Tout le monde a bien compris que l'application de ce projet engendrerait un formidable recul des droits des salariés en réponse aux revendications patronales, qui ne datent pas d'aujourd'hui. La hiérarchie des normes garantissant qu'une convention collective est plus protectrice que la loi et que l'accord d'entreprise est meilleur que la convention collective constitue le socle du droit du travail en France.
Sa remise en cause en accordant la primauté aux accords d'entreprise, au-delà du fait qu'elle entraînerait un dumping social au niveau des entreprises d'un même secteur professionnel, exacerberait la mise en concurrence des salariés. L'idée du patronat selon laquelle il faudrait faciliter les licenciements pour favoriser l'embauche est parfaitement fausse, nous l'avons déjà vérifié avec la suppression de l'autorisation administrative de licenciement à l'époque du père de Pierre Gattaz.
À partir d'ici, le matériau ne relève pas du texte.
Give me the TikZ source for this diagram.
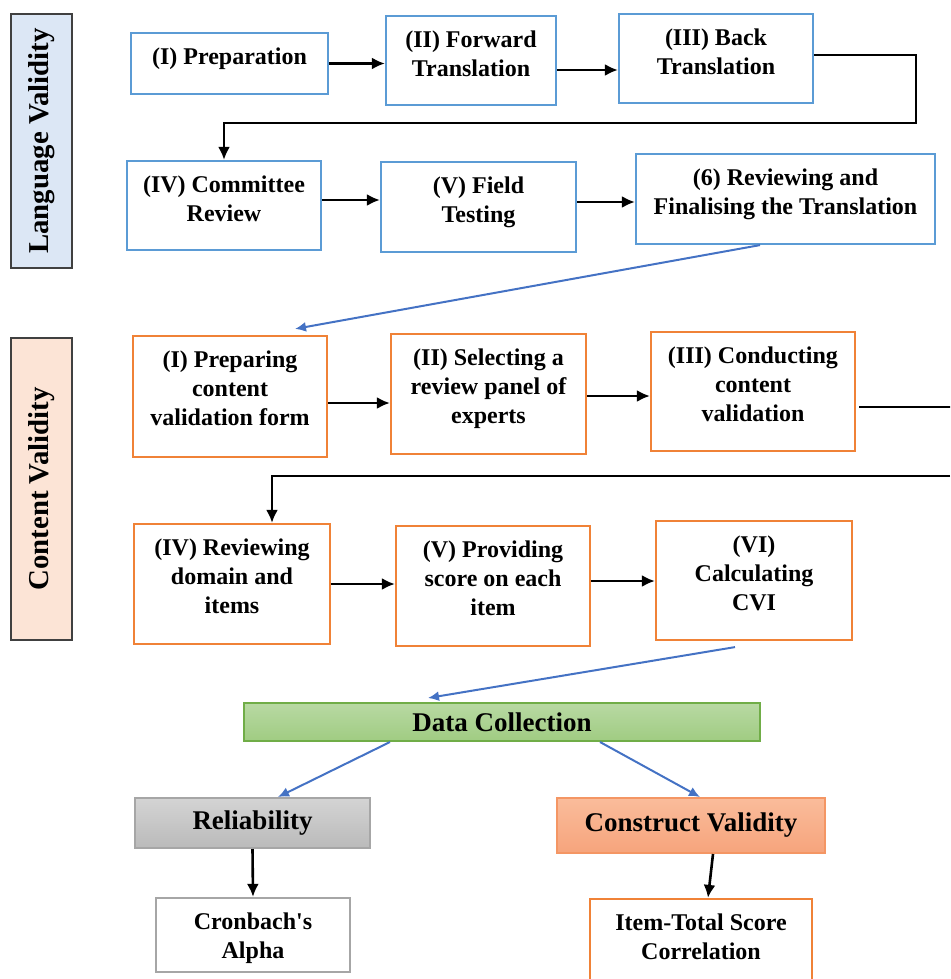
\documentclass[tikz,border=0pt]{standalone}
\usepackage{fontspec}
\setmainfont{Liberation Serif}
\usepackage{tikz}
\usetikzlibrary{arrows.meta}

\definecolor{boxblue}{RGB}{91,155,213}
\definecolor{boxorange}{RGB}{240,130,55}
\definecolor{arrowblue}{RGB}{68,114,196}
\definecolor{sidegray}{RGB}{64,64,64}
\definecolor{langfill}{RGB}{220,231,245}
\definecolor{contfill}{RGB}{252,228,214}
\definecolor{datatop}{RGB}{184,217,163}
\definecolor{databot}{RGB}{160,204,130}
\definecolor{dataline}{RGB}{112,173,71}
\definecolor{reltop}{RGB}{212,212,212}
\definecolor{relbot}{RGB}{186,186,186}
\definecolor{relline}{RGB}{166,166,166}
\definecolor{constop}{RGB}{250,188,155}
\definecolor{consbot}{RGB}{246,164,124}
\definecolor{consline}{RGB}{244,150,100}

\newcommand{\boxtxt}[3]{\parbox[c][#2][t]{#1}{\centering\vspace*{5.5pt}\strut#3}}

\begin{document}
\begin{tikzpicture}[x=0.5pt,y=-0.5pt,
		bbox/.style={draw=boxblue,line width=1.1pt,inner sep=0pt,font=\bfseries\fontsize{12}{14.5}\selectfont},
		obox/.style={bbox,draw=boxorange},
		side/.style={draw=sidegray,line width=1pt,rotate=90,inner sep=0pt,font=\bfseries\fontsize{14.4}{17}\selectfont},
		big/.style={line width=1pt,inner sep=0pt,font=\bfseries\fontsize{13.5}{16}\selectfont},
		arr/.style={-{Latex[length=6.5pt,width=6pt]},line width=1.3pt},
		barr/.style={-{Latex[length=5.5pt,width=5pt]},line width=1pt,draw=arrowblue}]
		\clip (0,0) rectangle (950,979);
		% side bars
		\node[side,fill=langfill,minimum width=127pt,minimum height=30.5pt] (lang) at (41.5,141) {Language Validity};
		\node[side,fill=contfill,minimum width=151pt,minimum height=30.5pt] (cont) at (41.5,489) {Content Validity};
		% language validity
		\node[bbox] (prep) at (229.5,63.5) {\boxtxt{98.5pt}{30.5pt}{(I) Preparation}};
		\node[bbox] (fwd) at (471,60.5) {\boxtxt{85pt}{44.5pt}{(II) Forward\\Translation}};
		\node[bbox] (back) at (716,58.5) {\boxtxt{97pt}{44.5pt}{(III) Back\\Translation}};
		\node[bbox] (comm) at (224,205.5) {\boxtxt{97pt}{44.5pt}{(IV) Committee\\Review}};
		\node[bbox] (field) at (478.5,207) {\boxtxt{97.5pt}{45pt}{(V) Field\\Testing}};
		\node[bbox] (final) at (785.5,199) {\boxtxt{149.5pt}{45pt}{(6) Reviewing and\\Finalising the Translation}};
		\draw[arr] (prep.east) -- (prep.east -| fwd.west);
		\draw[arr] ([yshift=-4.75pt]fwd.east) -- ([yshift=-4.75pt]fwd.east -| back.west);
		\draw[arr] ([yshift=1.75pt]back.east) -- ++(102,0) -- ++(0,68) -| (comm.north);
		\draw[arr] ([yshift=2.75pt]comm.east) -- ([yshift=2.75pt]comm.east -| field.west);
		\draw[arr] ([yshift=2.5pt]field.east) -- ([yshift=2.5pt]field.east -| final.west);
		% content validity
		\node[obox] (form) at (230,396.5) {\boxtxt{97pt}{60.5pt}{(I) Preparing\\content\\validation form}};
		\node[obox] (panel) at (488.5,394) {\boxtxt{97.5pt}{60pt}{(II) Selecting a\\review panel of\\experts}};
		\node[obox] (conduct) at (753,391.5) {\boxtxt{102pt}{59.5pt}{(III) Conducting\\content\\validation}};
		\node[obox] (domain) at (232,584) {\boxtxt{98pt}{60pt}{(IV) Reviewing\\domain and\\items}};
		\node[obox] (score) at (493,586) {\boxtxt{97pt}{60pt}{(V) Providing\\score on each\\item}};
		\node[obox] (cvi) at (754,580.5) {\boxtxt{98pt}{59.5pt}{(VI)\\Calculating\\CVI}};
		\coordinate (wrap) at (950,476);
		\draw[barr] ([xshift=-12.75pt]final.south) -- ([xshift=32.5pt,yshift=3pt]form.north);
		\draw[arr] ([yshift=-3.25pt]form.east) -- ([yshift=-3.25pt]form.east -| panel.west);
		\draw[arr] ([yshift=-1pt]panel.east) -- ([yshift=-1pt]panel.east -| conduct.west);
		\draw[line width=1.3pt] ([xshift=1.5pt,yshift=-7.75pt]conduct.east) -- ++(100,0);
		\draw[arr] (wrap) -| ([xshift=20pt]domain.north);
		\draw[arr] (domain.east) -- (domain.east -| score.west);
		\draw[arr] ([yshift=2.5pt]score.east) -- ([yshift=2.5pt]score.east -| cvi.west);
		% analysis
		\node[big,draw=dataline,top color=datatop,bottom color=databot,minimum width=258pt,minimum height=19pt] (data) at (502,722) {Data Collection};
		\node[big,draw=relline,top color=reltop,bottom color=relbot,minimum width=117.5pt,minimum height=25pt] (rel) at (252.5,823) {Reliability};
		\node[big,draw=consline,top color=constop,bottom color=consbot,minimum width=134pt,minimum height=27.5pt] (cons) at (691,825.5) {Construct Validity};
		\node[bbox,draw=relline] (alpha) at (253,935) {\boxtxt{97pt}{37pt}{Cronbach\textquotesingle s\\Alpha}};
		\node[obox] (item) at (701,949) {\boxtxt{111pt}{50pt}{Item-Total Score\\Correlation}};
		\draw[barr] ([xshift=-9.5pt,yshift=-3pt]cvi.south) -- ([xshift=-37pt,yshift=2pt]data.north);
		\draw[barr] ([xshift=-56pt]data.south) -- ([xshift=12.75pt]rel.north);
		\draw[barr] ([xshift=49pt]data.south) -- ([xshift=4.5pt]cons.north);
		\draw[arr] (rel.south) -- (alpha.north);
		\draw[arr] ([xshift=11pt]cons.south) -- ([xshift=3.5pt]item.north);
	\end{tikzpicture}
\end{document}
Dans le même temps, la négociation sur l'assurance chômage est prise en otage par le patronat dans l'attente de voir ce qui sortira du débat parlementaire sur la loi « travail ». Cet épisode montre combien le dialogue social est mal en point dans notre pays. Combien la démocratie sociale est malade de pratiques qui tournent le dos aux exigences démocratiques exprimées de plus en plus fortement par les citoyens, notamment à travers les initiatives du type Nuit debout et au-delà. Oui, il est temps d'inverser l'ordre des priorités du gouvernement pour répondre aux revendications des salariés, en commençant par retirer le projet de loi « travail ».